Day Number Three, and no tears. Not a single bloody drop.

Instead, my treacherous child reaches her arms out for the childminder and happily plays with the childminder’s older son. I don’t get a single sob or “Mamama”. Instead, I’m deigned with an absent-minded wave before she turns her back on me and gets down to the busy job of playing.

Now, call me ungrateful. But that’s not the reaction I was hoping for. Brilliant, she likes the childminder. Great, she’s happy and has settled in there. But not even a little sob for her paranoid mother, wracked with guilt at leaving her for an entire week with a stranger? Not one measly tear? Huh.

And don’t even get me started on the situation when I collected her later that day.

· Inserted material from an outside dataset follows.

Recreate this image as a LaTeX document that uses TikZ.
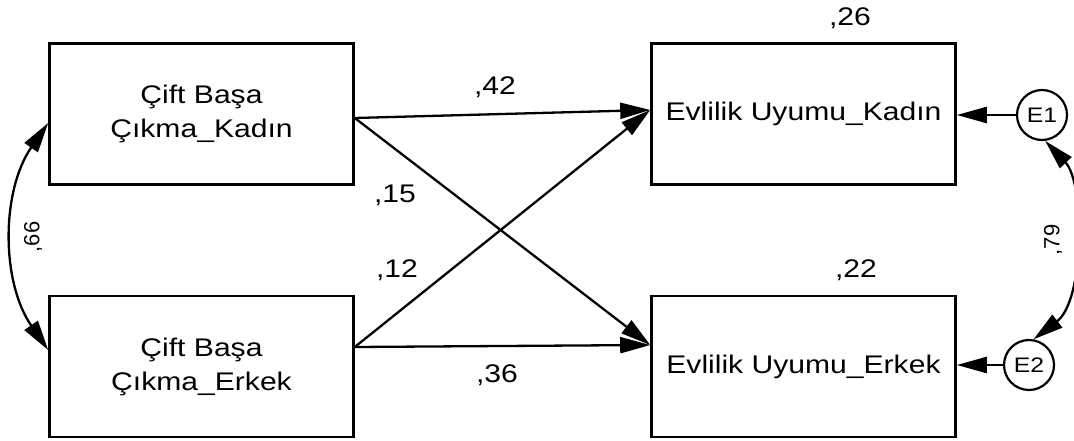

Rather than being pleased to see me she sobbed all the way home, wailing for her new playmates. My welcome cuddle was replaced with a wallop in the face, as my 14 month old made her feelings about returning to her boring home with her boring toys quite clear.

That’s me told then.

20 Comments

Filed under Baby stuff, Being a mum, Development, Family, Work

20 responses to “My treacherous child

  1. Better that way than the screams I get :-). Sounds like Frog will take everything in her stride!

  2. Welcome to the club. Let’s bung em in a creche and go shopping! X

  3. Hilarious post! Glad frog is settling in xxxx

  4. Glad she settled quick. My youngest took a while!

  5. Fickle! Glad she’s embraced her new surroundings though. x

  6. Oh, sorry. If it makes you feel any better, we get the same thing here. My wife drops the kid off at school, and said kid hits the ground running. The wife has to struggle to get a kiss goodbye these days. But hey, at least the kids are happy, right..?

  7. We dread them crying and breaking our hearts when we leave them but there is something about them not giving a toss. I regularly don’t get waved goodbye now and there was even a phase when I would pick up my son and he would look at me and look away! charming! I am greeted with a smile and open arms now but it sucks rejection doesn’t it?! Bless her she’s spreading her wings 🙂 x

  8. Deborah the Closet Monster

    Then I got in my car and cried all the way to work.
    I remember doing this–first day, second day, and third day. It was on and off for a few days after that. I’d made the mistake initially of finding a great daycare the looked (on the map) to be a half an hour away from the office, but actually ended up being one hour. With him in the car, I’d drive back bawling at how much I wanted to hug my screaming 10-week-old . . . but how much driving I had yet to do!

    It was so much easier for me the second week, which involved a daycare actually a half an hour away.

    My son was so young, I didn’t have to deal with a lot of sadness from him from the get-go. I grew to almost savor the days where he’d scream for me and protest being dropped off, but then I’d come to pick him and find him doing the same for his daycare “nana.” D’oh!

    For the last few weeks, he’s run at me with a cry of “mama!” and reached to be picked up. I love it. 🙂

    • Fair play to you for going back at ten weeks, that takes a strong woman! I think it can be harder when they’re older though – they learn how to manipulate you! x

      • Deborah the Closet Monster

        Totally agreed! This is all Li’l D remembers, so he takes it for granted.

        I wish I hadn’t had to go back to work so early, but it did have its benefits–okay, singular but awesome benefit of feedings become regularized! 😀

      • I’d never thought of that before – random but worthwhile benefit!

      • Deborah the Closet Monster

        Not so random, as it happens! Li’l D only got three bottles a day, so within a week, he’d already adapted to that. Gone were 20-minute feedings every 20 minutes–I loved being able to spend that time doing other stuff with him instead!